I had one favorite, Snake Oil from 4 Hands Brewing in St. Louis. It’s their seasonal IPA that’s a little grapefruity but not too hoppy. It was good, that was my go-to. Really, I would just make a point to buy different beers every time I went to the store, just to try to see what I like. I started drinking stouts four or five months after, and now I’m really into stouts and porters. I love a good oatmeal stout.
Beer seems like a quintessential piece of hockey culture. Are you finding your teammates enjoy it?
It’s not in cans yet, but I bought the growlers to them and they’ve tried it on tap whenever we’re around it and seem to like it. I’m going to try and grow a little bit with the hockey scene.
But beer goes hand in hand with hockey. Like, after a game the first thing I wanted was always a beer. Some teams have beer fridges in their locker room.
Why launch a brewery? And why do it before you’re done playing?
I think a couple of reasons. I want to grow with the Vegas beer market and stay ahead of the curve. It’s not as big as other cities for sure, so to be in there early and establish it while I also can leverage some of the popularity I and the Golden Knights have and grow faster than other companies might be able to. Plus, I know I want to do something when I’m done playing hockey, so why wait? Rather than scrambling to get something going after I’m down, this is something that I make a little time for now and doesn’t affect my hockey.

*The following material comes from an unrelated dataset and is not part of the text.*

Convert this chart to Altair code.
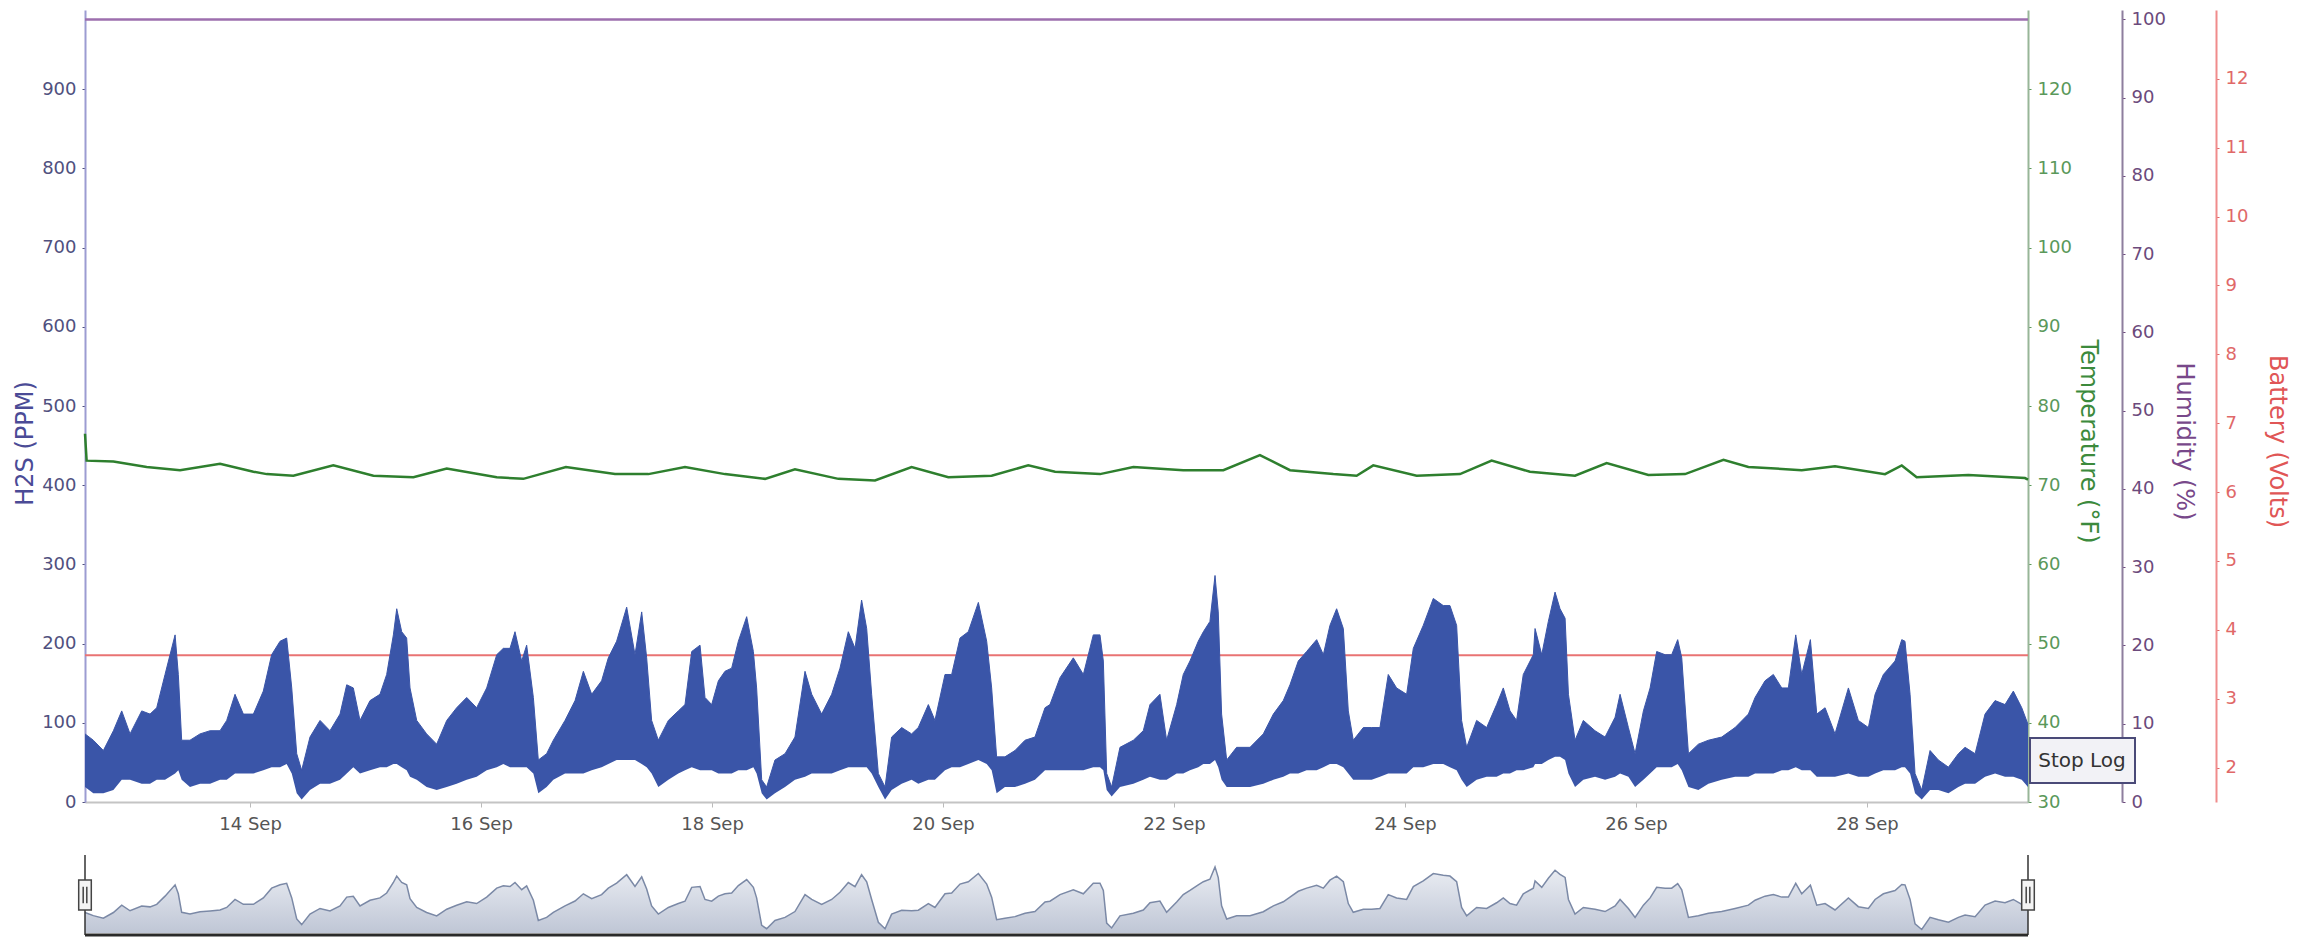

Both beer and hockey are, historically speaking, very culturally white. What’s it like being so heavily involved in both?
You know, I don’t know if I’ve ever thought of it that way. Hockey is definitely seen as a white sport and hockey and beer go together, but I’ve never really looked at it like that. I’m from Canada and my school was very multicultural and not a lot of racist stuff you really noticed. So I haven’t really thought about it.
I love being hated by other teams, especially in my role—I’m doing something right.”
Everywhere you’ve played, fans love you—but the rest of the league hates you! What’s it like being hated by every fanbase you haven’t played for?
I love it. I never would have thought coming to Vegas I’d be embraced like this, especially after the two first games when we lost two games in a row for the first time in a couple months and I took really bad penalties. The fans have warmed up and I love the fans. They bring it every night, so passionate and loyal, and I show them love when I can. But I love being hated by other teams, especially in my role—I’m doing something right.
You’re having your best statistical season, showing you have skill. Is that fun?
It’s nice. I’ve been able to celebrate a lot more than past years. It speaks to this organization. Guys who you’ve never heard of are having career years. William Karlsson had six goals the year before and then he hits the 40-goal mark. It speaks to the way the organization is run and [head coach Gerard Gallant] runs his bench. It lets all the skill shine.
7Five is launching with a blonde ale. What were you going for with that?
This one, we wanted to make something for if you drink light lagers and don’t want to explore too much. The name makes you go to try it. It’s light enough that lager drinkers won’t shy away from it—they can have two or three of them and it’s just easy—but there’s enough flavor and hops that people who are into beer would come down and crush them. I think we nailed the flavor aspect of it and it finishes very smooth. That’s the most important part, so it doesn’t leave a bitter taste.
What other plans are in the works?
Right now we’re working on a lager for the summer season, a good out-in-the-sun beer, and then we’ll work on a heavier IPA, but nothing too crazy. Then we’ll work on something for puck drop and playoffs next season. Those might be a seasonal stout.
We’re open to any avenue right now. The partnership with Able Baker Brewing is working out really well for us and it’s smooth. For right now we’ll work with them, but like any business we’ll look at any option we can as we grow.